Information provided start

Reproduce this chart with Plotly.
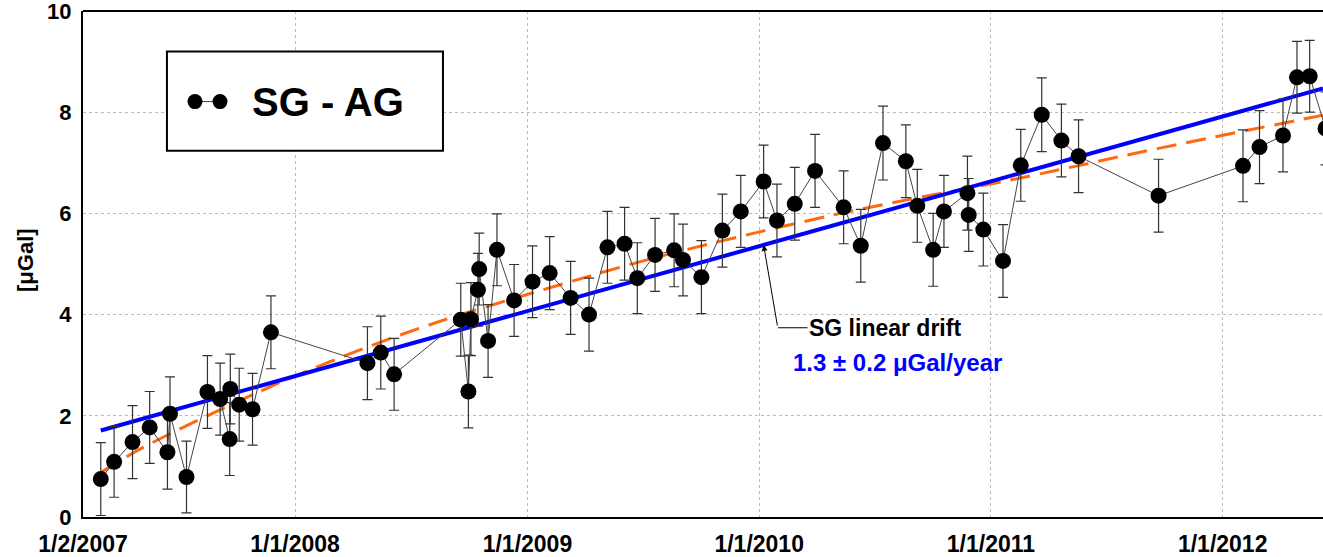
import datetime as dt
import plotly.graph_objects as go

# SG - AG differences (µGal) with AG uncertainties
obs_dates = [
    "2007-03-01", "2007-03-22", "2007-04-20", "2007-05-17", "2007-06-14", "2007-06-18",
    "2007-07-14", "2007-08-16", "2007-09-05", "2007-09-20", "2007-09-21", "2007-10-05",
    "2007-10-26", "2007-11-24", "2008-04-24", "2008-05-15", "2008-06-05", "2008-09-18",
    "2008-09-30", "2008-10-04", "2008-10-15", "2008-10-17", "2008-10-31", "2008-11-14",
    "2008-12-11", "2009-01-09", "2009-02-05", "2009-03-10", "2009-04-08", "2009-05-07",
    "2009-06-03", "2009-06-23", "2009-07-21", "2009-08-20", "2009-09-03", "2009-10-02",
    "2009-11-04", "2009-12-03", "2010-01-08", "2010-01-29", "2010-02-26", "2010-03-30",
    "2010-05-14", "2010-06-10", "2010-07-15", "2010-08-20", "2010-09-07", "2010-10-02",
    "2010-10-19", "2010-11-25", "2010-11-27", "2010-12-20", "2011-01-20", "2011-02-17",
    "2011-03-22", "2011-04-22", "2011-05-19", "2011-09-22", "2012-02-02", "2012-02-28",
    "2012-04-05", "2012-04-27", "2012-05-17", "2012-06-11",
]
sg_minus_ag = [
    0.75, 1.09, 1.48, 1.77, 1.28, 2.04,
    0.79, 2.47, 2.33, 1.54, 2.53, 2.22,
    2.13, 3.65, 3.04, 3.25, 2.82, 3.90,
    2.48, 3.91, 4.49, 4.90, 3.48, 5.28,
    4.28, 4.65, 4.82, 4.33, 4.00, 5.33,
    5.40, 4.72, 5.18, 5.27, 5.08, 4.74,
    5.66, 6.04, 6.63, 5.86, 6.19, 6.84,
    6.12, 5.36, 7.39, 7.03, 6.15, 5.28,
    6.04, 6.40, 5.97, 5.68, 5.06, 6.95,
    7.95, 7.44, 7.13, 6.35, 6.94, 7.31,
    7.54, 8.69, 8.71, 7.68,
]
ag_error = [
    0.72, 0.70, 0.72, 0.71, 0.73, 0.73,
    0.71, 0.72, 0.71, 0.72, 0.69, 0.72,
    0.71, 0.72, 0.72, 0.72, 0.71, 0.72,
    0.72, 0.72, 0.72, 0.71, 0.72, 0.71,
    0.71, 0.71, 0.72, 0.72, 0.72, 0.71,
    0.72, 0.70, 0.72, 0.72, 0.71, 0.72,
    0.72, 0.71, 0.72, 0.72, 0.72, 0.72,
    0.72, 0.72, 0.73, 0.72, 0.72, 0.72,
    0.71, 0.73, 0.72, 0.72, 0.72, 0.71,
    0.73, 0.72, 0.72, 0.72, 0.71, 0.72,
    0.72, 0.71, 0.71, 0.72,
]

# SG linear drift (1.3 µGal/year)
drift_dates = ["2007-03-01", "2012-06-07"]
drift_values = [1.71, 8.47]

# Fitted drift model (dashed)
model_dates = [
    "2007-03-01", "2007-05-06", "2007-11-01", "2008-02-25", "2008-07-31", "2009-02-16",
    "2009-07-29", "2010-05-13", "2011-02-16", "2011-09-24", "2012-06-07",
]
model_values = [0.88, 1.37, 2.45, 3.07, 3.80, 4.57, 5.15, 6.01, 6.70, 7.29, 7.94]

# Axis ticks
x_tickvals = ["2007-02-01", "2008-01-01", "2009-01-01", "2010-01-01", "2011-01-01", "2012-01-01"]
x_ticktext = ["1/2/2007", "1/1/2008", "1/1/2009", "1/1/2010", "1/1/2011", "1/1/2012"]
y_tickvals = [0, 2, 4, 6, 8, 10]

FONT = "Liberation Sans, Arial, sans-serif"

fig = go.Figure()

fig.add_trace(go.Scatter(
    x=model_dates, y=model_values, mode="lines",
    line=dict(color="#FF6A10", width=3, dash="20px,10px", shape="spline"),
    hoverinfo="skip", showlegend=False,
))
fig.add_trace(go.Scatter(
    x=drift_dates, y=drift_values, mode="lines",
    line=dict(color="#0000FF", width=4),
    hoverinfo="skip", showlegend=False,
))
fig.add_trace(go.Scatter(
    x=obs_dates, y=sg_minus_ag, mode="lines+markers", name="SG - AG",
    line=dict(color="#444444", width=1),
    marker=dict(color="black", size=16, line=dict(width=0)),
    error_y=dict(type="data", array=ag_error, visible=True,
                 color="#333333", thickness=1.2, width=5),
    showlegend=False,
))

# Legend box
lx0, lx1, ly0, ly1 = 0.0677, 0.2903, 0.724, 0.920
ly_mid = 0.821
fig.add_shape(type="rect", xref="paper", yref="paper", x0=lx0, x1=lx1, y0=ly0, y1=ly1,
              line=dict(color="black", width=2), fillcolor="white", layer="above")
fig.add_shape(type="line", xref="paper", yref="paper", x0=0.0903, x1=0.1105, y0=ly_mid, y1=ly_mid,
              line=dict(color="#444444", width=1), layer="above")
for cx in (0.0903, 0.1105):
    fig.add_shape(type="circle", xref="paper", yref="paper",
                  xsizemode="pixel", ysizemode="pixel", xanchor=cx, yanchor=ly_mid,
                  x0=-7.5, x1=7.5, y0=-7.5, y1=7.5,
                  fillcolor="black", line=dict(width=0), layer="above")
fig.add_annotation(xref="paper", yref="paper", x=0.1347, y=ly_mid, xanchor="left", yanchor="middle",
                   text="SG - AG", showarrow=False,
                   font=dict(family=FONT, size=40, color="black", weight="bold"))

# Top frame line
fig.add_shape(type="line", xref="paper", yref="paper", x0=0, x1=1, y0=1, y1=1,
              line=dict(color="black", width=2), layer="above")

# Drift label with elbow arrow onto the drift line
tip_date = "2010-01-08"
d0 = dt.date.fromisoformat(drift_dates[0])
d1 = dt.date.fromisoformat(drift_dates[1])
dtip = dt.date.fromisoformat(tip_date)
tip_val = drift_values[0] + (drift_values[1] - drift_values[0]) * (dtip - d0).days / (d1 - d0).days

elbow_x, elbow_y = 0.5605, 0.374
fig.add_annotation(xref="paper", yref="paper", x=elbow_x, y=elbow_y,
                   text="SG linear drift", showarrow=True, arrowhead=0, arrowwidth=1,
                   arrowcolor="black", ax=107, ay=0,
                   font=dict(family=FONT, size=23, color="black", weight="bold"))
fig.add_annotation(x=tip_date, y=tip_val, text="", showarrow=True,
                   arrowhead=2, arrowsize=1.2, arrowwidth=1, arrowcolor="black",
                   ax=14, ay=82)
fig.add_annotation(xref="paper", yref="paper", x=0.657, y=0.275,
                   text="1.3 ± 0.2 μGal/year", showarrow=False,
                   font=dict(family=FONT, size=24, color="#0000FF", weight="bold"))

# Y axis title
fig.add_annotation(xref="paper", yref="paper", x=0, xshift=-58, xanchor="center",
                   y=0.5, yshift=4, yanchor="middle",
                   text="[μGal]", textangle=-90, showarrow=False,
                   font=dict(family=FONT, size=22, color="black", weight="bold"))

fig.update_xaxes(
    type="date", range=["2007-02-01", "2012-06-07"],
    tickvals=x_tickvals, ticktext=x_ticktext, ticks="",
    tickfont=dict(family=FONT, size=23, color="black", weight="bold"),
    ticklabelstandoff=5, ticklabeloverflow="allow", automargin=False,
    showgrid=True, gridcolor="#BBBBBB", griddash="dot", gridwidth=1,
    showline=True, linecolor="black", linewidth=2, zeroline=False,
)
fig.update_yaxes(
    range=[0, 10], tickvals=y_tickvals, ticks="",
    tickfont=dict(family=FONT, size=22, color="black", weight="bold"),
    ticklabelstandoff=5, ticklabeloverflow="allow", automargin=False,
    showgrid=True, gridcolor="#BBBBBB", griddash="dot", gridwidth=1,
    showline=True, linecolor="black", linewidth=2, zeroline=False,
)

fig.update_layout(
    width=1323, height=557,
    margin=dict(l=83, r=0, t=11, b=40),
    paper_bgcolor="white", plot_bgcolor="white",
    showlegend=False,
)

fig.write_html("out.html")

Information provided end

**Stated goal**
Skip the pictures, please, and transcribe only the lines from the beginning of the material through the one that contains "import plotly.graph_objects as go".

**The solution**
Reproduce this chart with Plotly.
import datetime as dt
import plotly.graph_objects as go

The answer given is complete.